EXERCISE PROMPT: Among the lines of the listing below, retype exactly those from the one containing "Write a LaTeX" through the one containing "direct 2 Tr", both included. Do not include pictures.
━━ RECORDS SHOWN
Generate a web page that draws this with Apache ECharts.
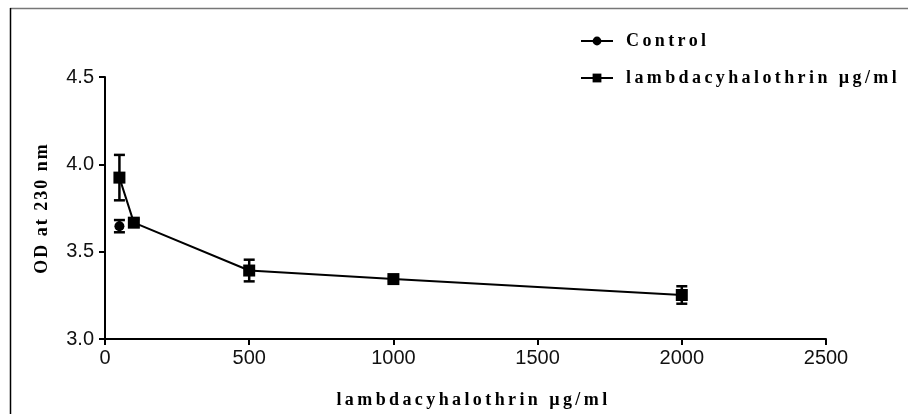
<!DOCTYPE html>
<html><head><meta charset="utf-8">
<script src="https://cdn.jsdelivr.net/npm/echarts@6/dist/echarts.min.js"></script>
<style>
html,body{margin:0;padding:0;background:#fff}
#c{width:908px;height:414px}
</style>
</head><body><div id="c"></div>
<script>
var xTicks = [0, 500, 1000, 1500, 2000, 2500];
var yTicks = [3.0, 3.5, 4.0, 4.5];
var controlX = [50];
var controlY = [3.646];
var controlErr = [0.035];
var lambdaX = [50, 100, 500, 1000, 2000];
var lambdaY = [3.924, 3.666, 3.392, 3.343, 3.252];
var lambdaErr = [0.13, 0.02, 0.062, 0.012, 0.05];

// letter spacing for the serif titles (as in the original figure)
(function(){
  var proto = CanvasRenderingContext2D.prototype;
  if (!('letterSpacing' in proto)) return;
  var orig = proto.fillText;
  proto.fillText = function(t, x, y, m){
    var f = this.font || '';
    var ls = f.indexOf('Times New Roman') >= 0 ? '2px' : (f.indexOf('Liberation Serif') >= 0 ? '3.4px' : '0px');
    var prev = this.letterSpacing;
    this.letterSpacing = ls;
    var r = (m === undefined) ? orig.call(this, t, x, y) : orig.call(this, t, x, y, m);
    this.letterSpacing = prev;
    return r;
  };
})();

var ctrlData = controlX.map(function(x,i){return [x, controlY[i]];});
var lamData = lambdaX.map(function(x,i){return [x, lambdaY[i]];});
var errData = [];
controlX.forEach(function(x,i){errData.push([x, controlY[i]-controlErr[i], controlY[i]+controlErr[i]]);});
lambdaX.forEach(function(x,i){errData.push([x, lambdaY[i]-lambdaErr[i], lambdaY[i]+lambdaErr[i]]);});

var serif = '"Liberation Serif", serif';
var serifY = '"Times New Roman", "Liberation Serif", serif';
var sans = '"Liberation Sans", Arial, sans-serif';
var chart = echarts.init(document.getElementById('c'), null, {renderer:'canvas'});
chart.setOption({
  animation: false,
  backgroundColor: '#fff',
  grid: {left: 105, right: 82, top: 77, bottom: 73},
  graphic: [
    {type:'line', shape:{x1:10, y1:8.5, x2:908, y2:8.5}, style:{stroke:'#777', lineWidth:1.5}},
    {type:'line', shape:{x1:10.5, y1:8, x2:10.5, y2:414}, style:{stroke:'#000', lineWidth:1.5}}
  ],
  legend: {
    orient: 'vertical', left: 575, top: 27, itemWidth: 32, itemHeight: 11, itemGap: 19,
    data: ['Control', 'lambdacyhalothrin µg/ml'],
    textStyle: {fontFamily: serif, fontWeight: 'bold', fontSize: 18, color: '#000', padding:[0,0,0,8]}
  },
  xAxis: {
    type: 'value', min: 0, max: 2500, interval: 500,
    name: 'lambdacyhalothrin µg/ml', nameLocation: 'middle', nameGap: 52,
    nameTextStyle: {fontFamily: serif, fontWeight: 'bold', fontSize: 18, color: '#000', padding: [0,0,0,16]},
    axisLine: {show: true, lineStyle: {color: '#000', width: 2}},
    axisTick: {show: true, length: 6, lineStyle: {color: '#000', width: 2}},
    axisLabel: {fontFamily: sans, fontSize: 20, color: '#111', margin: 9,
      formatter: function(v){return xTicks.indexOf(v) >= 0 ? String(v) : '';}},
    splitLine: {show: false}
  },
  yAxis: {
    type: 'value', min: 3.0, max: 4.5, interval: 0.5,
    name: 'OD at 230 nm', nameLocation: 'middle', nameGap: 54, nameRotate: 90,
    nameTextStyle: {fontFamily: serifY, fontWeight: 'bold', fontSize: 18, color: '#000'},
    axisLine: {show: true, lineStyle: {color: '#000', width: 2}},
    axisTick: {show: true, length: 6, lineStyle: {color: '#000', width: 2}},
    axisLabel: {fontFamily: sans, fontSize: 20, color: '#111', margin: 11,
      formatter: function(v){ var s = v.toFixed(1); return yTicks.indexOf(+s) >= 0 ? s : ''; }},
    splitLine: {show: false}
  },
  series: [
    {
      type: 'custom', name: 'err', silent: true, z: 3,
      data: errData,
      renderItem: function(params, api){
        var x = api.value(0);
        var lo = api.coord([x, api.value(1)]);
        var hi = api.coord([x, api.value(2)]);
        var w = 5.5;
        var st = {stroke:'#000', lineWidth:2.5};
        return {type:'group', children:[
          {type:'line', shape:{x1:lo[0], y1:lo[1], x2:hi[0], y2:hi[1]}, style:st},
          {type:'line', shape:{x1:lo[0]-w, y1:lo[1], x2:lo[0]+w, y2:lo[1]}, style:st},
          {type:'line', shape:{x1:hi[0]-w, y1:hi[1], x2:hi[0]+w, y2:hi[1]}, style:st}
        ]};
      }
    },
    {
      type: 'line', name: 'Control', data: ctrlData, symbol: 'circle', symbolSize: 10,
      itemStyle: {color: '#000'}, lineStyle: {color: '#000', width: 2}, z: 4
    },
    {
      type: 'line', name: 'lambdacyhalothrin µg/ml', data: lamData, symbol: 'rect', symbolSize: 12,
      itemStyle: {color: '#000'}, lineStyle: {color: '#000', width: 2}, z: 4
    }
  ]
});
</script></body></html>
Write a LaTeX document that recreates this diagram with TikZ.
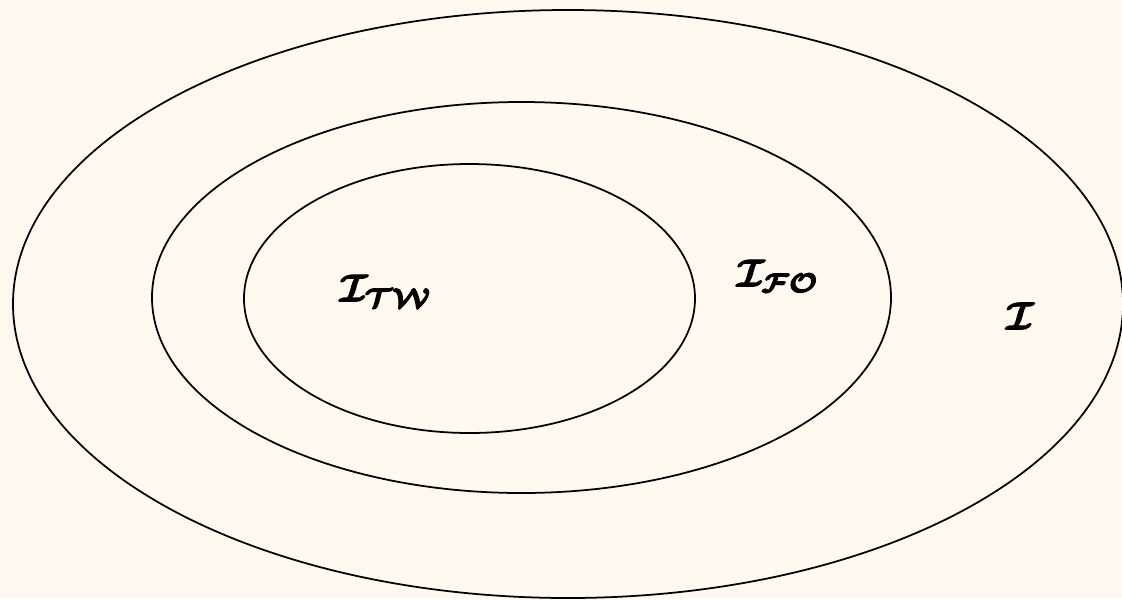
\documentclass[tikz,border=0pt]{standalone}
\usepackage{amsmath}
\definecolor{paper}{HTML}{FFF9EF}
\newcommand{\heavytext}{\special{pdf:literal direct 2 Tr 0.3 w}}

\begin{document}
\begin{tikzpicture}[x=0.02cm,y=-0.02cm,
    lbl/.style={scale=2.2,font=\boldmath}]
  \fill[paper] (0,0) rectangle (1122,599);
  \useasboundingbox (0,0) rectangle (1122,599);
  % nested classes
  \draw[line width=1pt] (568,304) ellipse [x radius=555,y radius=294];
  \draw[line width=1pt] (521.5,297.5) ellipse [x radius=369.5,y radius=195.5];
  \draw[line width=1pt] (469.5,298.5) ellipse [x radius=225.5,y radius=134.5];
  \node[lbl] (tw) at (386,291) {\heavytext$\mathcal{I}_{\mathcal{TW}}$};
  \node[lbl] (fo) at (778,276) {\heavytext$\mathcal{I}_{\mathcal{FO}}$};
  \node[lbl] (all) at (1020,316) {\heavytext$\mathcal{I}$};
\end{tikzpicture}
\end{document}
━━━━
SOLUTION TO THIS PROBLEM:
Write a LaTeX document that recreates this diagram with TikZ.
\documentclass[tikz,border=0pt]{standalone}
\usepackage{amsmath}
\definecolor{paper}{HTML}{FFF9EF}
\newcommand{\heavytext}{\special{pdf:literal direct 2 Tr 0.3 w}}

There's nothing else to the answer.